- **Exercise requirements**
Can you transcribe every line exactly and leave the pictures behind?

================

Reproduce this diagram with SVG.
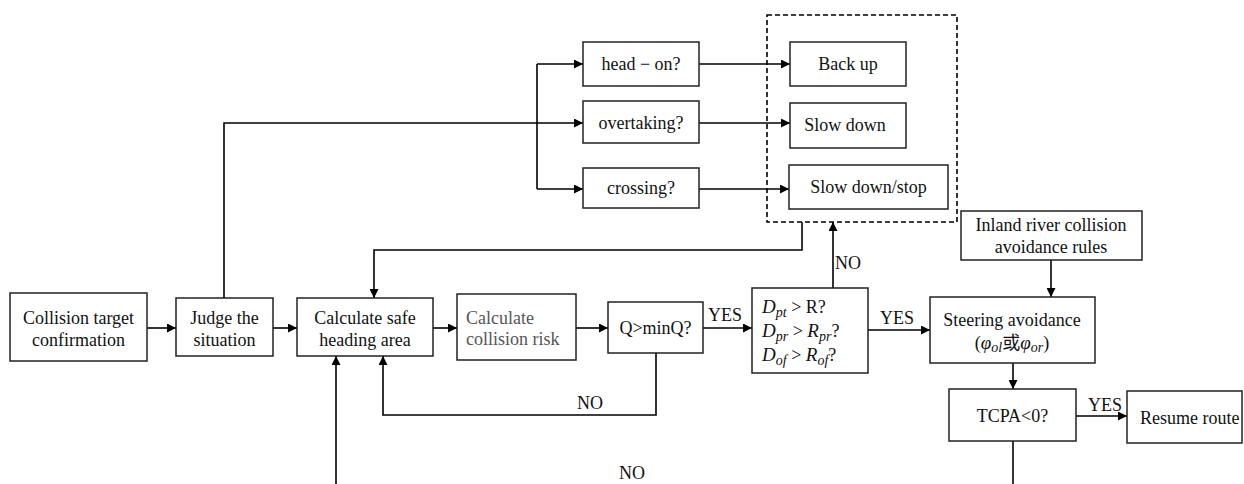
<svg xmlns="http://www.w3.org/2000/svg" width="1244" height="484" viewBox="0 0 1244 484">
<defs>
<marker id="arr" viewBox="0 0 10 10" refX="10" refY="5" markerWidth="9" markerHeight="9" markerUnits="userSpaceOnUse" orient="auto">
<path d="M0,0 L10,5 L0,10 z" fill="#000"/>
</marker>
<style>
.box{fill:#fff;stroke:#222;stroke-width:1.5}
.t{font-family:"Liberation Serif","Noto Sans CJK SC",serif;font-size:18px;fill:#111}
.c{text-anchor:middle}
.g{fill:#555}
.ln{fill:none;stroke:#000;stroke-width:1.6}
.la{fill:none;stroke:#000;stroke-width:1.6;marker-end:url(#arr)}
.dash{fill:none;stroke:#000;stroke-width:1.6;stroke-dasharray:5,3}
.m{font-style:italic}
.mb{font-style:italic;font-size:19px}
.s{font-style:italic;font-size:14px}
</style>
</defs>
<rect width="1244" height="484" fill="#fff"/>

<g id="connectors">
<line class="la" x1="147" y1="328" x2="176" y2="328"/>
<line class="la" x1="273" y1="328" x2="297" y2="328"/>
<line class="la" x1="433" y1="328" x2="457" y2="328"/>
<line class="la" x1="576" y1="328" x2="608" y2="328"/>
<line class="la" x1="703" y1="328" x2="752" y2="328"/>
<line class="la" x1="868" y1="330" x2="930" y2="330"/>
<polyline class="la" points="224,298 224,123 583,123"/>
<line class="ln" x1="537" y1="64" x2="537" y2="189"/>
<line class="la" x1="537" y1="64" x2="583" y2="64"/>
<line class="la" x1="537" y1="189" x2="583" y2="189"/>
<line class="la" x1="699" y1="64" x2="790" y2="64"/>
<line class="la" x1="699" y1="123" x2="790" y2="123"/>
<line class="la" x1="699" y1="189" x2="789" y2="189"/>
<polyline class="la" points="802,222 802,250 374,250 374,298"/>
<line class="la" x1="833" y1="288" x2="833" y2="222"/>
<polyline class="la" points="656,353 656,415 383,415 383,356"/>
<line class="la" x1="336" y1="484" x2="336" y2="356"/>
<line class="la" x1="1051" y1="260" x2="1051" y2="297"/>
<line class="la" x1="1013" y1="363" x2="1013" y2="389"/>
<line class="la" x1="1076" y1="416" x2="1127" y2="416"/>
<line class="ln" x1="1013" y1="441" x2="1013" y2="484"/>
<rect class="dash" x="767" y="15" width="190" height="207"/>
<text class="t" x="725" y="321" text-anchor="middle">YES</text>
<text class="t" x="897" y="324" text-anchor="middle">YES</text>
<text class="t" x="1105" y="411" text-anchor="middle">YES</text>
<text class="t" x="590" y="409" text-anchor="middle">NO</text>
<text class="t" x="632" y="479" text-anchor="middle">NO</text>
<text class="t" x="835" y="269">NO</text>
</g>

<g id="n_collision_target">
<rect class="box" x="10" y="293" width="137" height="68"/>
<text class="t c" x="78.5" y="324">Collision target</text>
<text class="t c" x="78.5" y="346">confirmation</text>
</g>
<g id="n_judge">
<rect class="box" x="176" y="298" width="97" height="58"/>
<text class="t c" x="224.5" y="324">Judge the</text>
<text class="t c" x="224.5" y="346">situation</text>
</g>
<g id="n_calc_safe">
<rect class="box" x="297" y="298" width="136" height="58"/>
<text class="t c" x="365" y="324">Calculate safe</text>
<text class="t c" x="365" y="346">heading area</text>
</g>
<g id="n_calc_risk">
<rect class="box" x="457" y="294" width="119" height="66"/>
<text class="t g" x="466" y="324">Calculate</text>
<text class="t g" x="466" y="345">collision risk</text>
</g>
<g id="n_q">
<rect class="box" x="608" y="302" width="95" height="51"/>
<text class="t c" x="655.5" y="334">Q&gt;minQ?</text>
</g>
<g id="n_d">
<rect class="box" x="752" y="288" width="116" height="85"/>
<text class="t" x="762" y="313"><tspan class="mb">D</tspan><tspan class="s" dy="4">pt</tspan><tspan dy="-4"> &gt; R?</tspan></text>
<text class="t" x="762" y="337"><tspan class="mb">D</tspan><tspan class="s" dy="4">pr</tspan><tspan dy="-4"> &gt; </tspan><tspan class="mb">R</tspan><tspan class="s" dy="4">pr</tspan><tspan dy="-4">?</tspan></text>
<text class="t" x="762" y="361"><tspan class="mb">D</tspan><tspan class="s" dy="4">of</tspan><tspan dy="-4"> &gt; </tspan><tspan class="mb">R</tspan><tspan class="s" dy="4">of</tspan><tspan dy="-4">?</tspan></text>
</g>
<g id="n_inland">
<rect class="box" x="961" y="211" width="181" height="49"/>
<text class="t c" x="1051" y="231">Inland river collision</text>
<text class="t c" x="1051" y="253">avoidance rules</text>
</g>
<g id="n_steering">
<rect class="box" x="930" y="297" width="165" height="66"/>
<text class="t c" x="1012" y="326">Steering avoidance</text>
<text class="t c" x="1012" y="349">(<tspan class="mb">φ</tspan><tspan class="s" dy="3">ol</tspan><tspan dy="-3">或</tspan><tspan class="mb">φ</tspan><tspan class="s" dy="3">or</tspan><tspan dy="-3">)</tspan></text>
</g>
<g id="n_tcpa">
<rect class="box" x="949" y="389" width="127" height="52"/>
<text class="t c" x="1012.5" y="422">TCPA&lt;0?</text>
</g>
<g id="n_resume">
<rect class="box" x="1127" y="391" width="115" height="52"/>
<text class="t" x="1140" y="424">Resume route</text>
</g>
<g id="n_headon">
<rect class="box" x="583" y="42" width="116" height="44"/>
<text class="t c" x="641" y="70">head − on?</text>
</g>
<g id="n_overtaking">
<rect class="box" x="583" y="101" width="116" height="42"/>
<text class="t c" x="641" y="129">overtaking?</text>
</g>
<g id="n_crossing">
<rect class="box" x="583" y="168" width="116" height="40"/>
<text class="t c" x="641" y="194">crossing?</text>
</g>
<g id="n_backup">
<rect class="box" x="790" y="42" width="116" height="44"/>
<text class="t c" x="848" y="70">Back up</text>
</g>
<g id="n_slowdown">
<rect class="box" x="790" y="103" width="116" height="45"/>
<text class="t c" x="845" y="131">Slow down</text>
</g>
<g id="n_slowstop">
<rect class="box" x="789" y="165" width="159" height="44"/>
<text class="t c" x="868.5" y="193">Slow down/stop</text>
</g>
</svg>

================

- **Solution to the exercise**
Reproduce this diagram with SVG.
<svg xmlns="http://www.w3.org/2000/svg" width="1244" height="484" viewBox="0 0 1244 484">
<defs>
<marker id="arr" viewBox="0 0 10 10" refX="10" refY="5" markerWidth="9" markerHeight="9" markerUnits="userSpaceOnUse" orient="auto">
<path d="M0,0 L10,5 L0,10 z" fill="#000"/>
</marker>
<style>
.box{fill:#fff;stroke:#222;stroke-width:1.5}
.t{font-family:"Liberation Serif","Noto Sans CJK SC",serif;font-size:18px;fill:#111}
.c{text-anchor:middle}
.g{fill:#555}
.ln{fill:none;stroke:#000;stroke-width:1.6}
.la{fill:none;stroke:#000;stroke-width:1.6;marker-end:url(#arr)}
.dash{fill:none;stroke:#000;stroke-width:1.6;stroke-dasharray:5,3}
.m{font-style:italic}
.mb{font-style:italic;font-size:19px}
.s{font-style:italic;font-size:14px}
</style>
</defs>
<rect width="1244" height="484" fill="#fff"/>

<g id="connectors">
<line class="la" x1="147" y1="328" x2="176" y2="328"/>
<line class="la" x1="273" y1="328" x2="297" y2="328"/>
<line class="la" x1="433" y1="328" x2="457" y2="328"/>
<line class="la" x1="576" y1="328" x2="608" y2="328"/>
<line class="la" x1="703" y1="328" x2="752" y2="328"/>
<line class="la" x1="868" y1="330" x2="930" y2="330"/>
<polyline class="la" points="224,298 224,123 583,123"/>
<line class="ln" x1="537" y1="64" x2="537" y2="189"/>
<line class="la" x1="537" y1="64" x2="583" y2="64"/>
<line class="la" x1="537" y1="189" x2="583" y2="189"/>
<line class="la" x1="699" y1="64" x2="790" y2="64"/>
<line class="la" x1="699" y1="123" x2="790" y2="123"/>
<line class="la" x1="699" y1="189" x2="789" y2="189"/>
<polyline class="la" points="802,222 802,250 374,250 374,298"/>
<line class="la" x1="833" y1="288" x2="833" y2="222"/>
<polyline class="la" points="656,353 656,415 383,415 383,356"/>
<line class="la" x1="336" y1="484" x2="336" y2="356"/>
<line class="la" x1="1051" y1="260" x2="1051" y2="297"/>
<line class="la" x1="1013" y1="363" x2="1013" y2="389"/>
<line class="la" x1="1076" y1="416" x2="1127" y2="416"/>
<line class="ln" x1="1013" y1="441" x2="1013" y2="484"/>
<rect class="dash" x="767" y="15" width="190" height="207"/>
<text class="t" x="725" y="321" text-anchor="middle">YES</text>
<text class="t" x="897" y="324" text-anchor="middle">YES</text>
<text class="t" x="1105" y="411" text-anchor="middle">YES</text>
<text class="t" x="590" y="409" text-anchor="middle">NO</text>
<text class="t" x="632" y="479" text-anchor="middle">NO</text>
<text class="t" x="835" y="269">NO</text>
</g>

<g id="n_collision_target">
<rect class="box" x="10" y="293" width="137" height="68"/>
<text class="t c" x="78.5" y="324">Collision target</text>
<text class="t c" x="78.5" y="346">confirmation</text>
</g>
<g id="n_judge">
<rect class="box" x="176" y="298" width="97" height="58"/>
<text class="t c" x="224.5" y="324">Judge the</text>
<text class="t c" x="224.5" y="346">situation</text>
</g>
<g id="n_calc_safe">
<rect class="box" x="297" y="298" width="136" height="58"/>
<text class="t c" x="365" y="324">Calculate safe</text>
<text class="t c" x="365" y="346">heading area</text>
</g>
<g id="n_calc_risk">
<rect class="box" x="457" y="294" width="119" height="66"/>
<text class="t g" x="466" y="324">Calculate</text>
<text class="t g" x="466" y="345">collision risk</text>
</g>
<g id="n_q">
<rect class="box" x="608" y="302" width="95" height="51"/>
<text class="t c" x="655.5" y="334">Q&gt;minQ?</text>
</g>
<g id="n_d">
<rect class="box" x="752" y="288" width="116" height="85"/>
<text class="t" x="762" y="313"><tspan class="mb">D</tspan><tspan class="s" dy="4">pt</tspan><tspan dy="-4"> &gt; R?</tspan></text>
<text class="t" x="762" y="337"><tspan class="mb">D</tspan><tspan class="s" dy="4">pr</tspan><tspan dy="-4"> &gt; </tspan><tspan class="mb">R</tspan><tspan class="s" dy="4">pr</tspan><tspan dy="-4">?</tspan></text>
<text class="t" x="762" y="361"><tspan class="mb">D</tspan><tspan class="s" dy="4">of</tspan><tspan dy="-4"> &gt; </tspan><tspan class="mb">R</tspan><tspan class="s" dy="4">of</tspan><tspan dy="-4">?</tspan></text>
</g>
<g id="n_inland">
<rect class="box" x="961" y="211" width="181" height="49"/>
<text class="t c" x="1051" y="231">Inland river collision</text>
<text class="t c" x="1051" y="253">avoidance rules</text>
</g>
<g id="n_steering">
<rect class="box" x="930" y="297" width="165" height="66"/>
<text class="t c" x="1012" y="326">Steering avoidance</text>
<text class="t c" x="1012" y="349">(<tspan class="mb">φ</tspan><tspan class="s" dy="3">ol</tspan><tspan dy="-3">或</tspan><tspan class="mb">φ</tspan><tspan class="s" dy="3">or</tspan><tspan dy="-3">)</tspan></text>
</g>
<g id="n_tcpa">
<rect class="box" x="949" y="389" width="127" height="52"/>
<text class="t c" x="1012.5" y="422">TCPA&lt;0?</text>
</g>
<g id="n_resume">
<rect class="box" x="1127" y="391" width="115" height="52"/>
<text class="t" x="1140" y="424">Resume route</text>
</g>
<g id="n_headon">
<rect class="box" x="583" y="42" width="116" height="44"/>
<text class="t c" x="641" y="70">head − on?</text>
</g>
<g id="n_overtaking">
<rect class="box" x="583" y="101" width="116" height="42"/>
<text class="t c" x="641" y="129">overtaking?</text>
</g>
<g id="n_crossing">
<rect class="box" x="583" y="168" width="116" height="40"/>
<text class="t c" x="641" y="194">crossing?</text>
</g>
<g id="n_backup">
<rect class="box" x="790" y="42" width="116" height="44"/>
<text class="t c" x="848" y="70">Back up</text>
</g>
<g id="n_slowdown">
<rect class="box" x="790" y="103" width="116" height="45"/>
<text class="t c" x="845" y="131">Slow down</text>
</g>
<g id="n_slowstop">
<rect class="box" x="789" y="165" width="159" height="44"/>
<text class="t c" x="868.5" y="193">Slow down/stop</text>
</g>
</svg>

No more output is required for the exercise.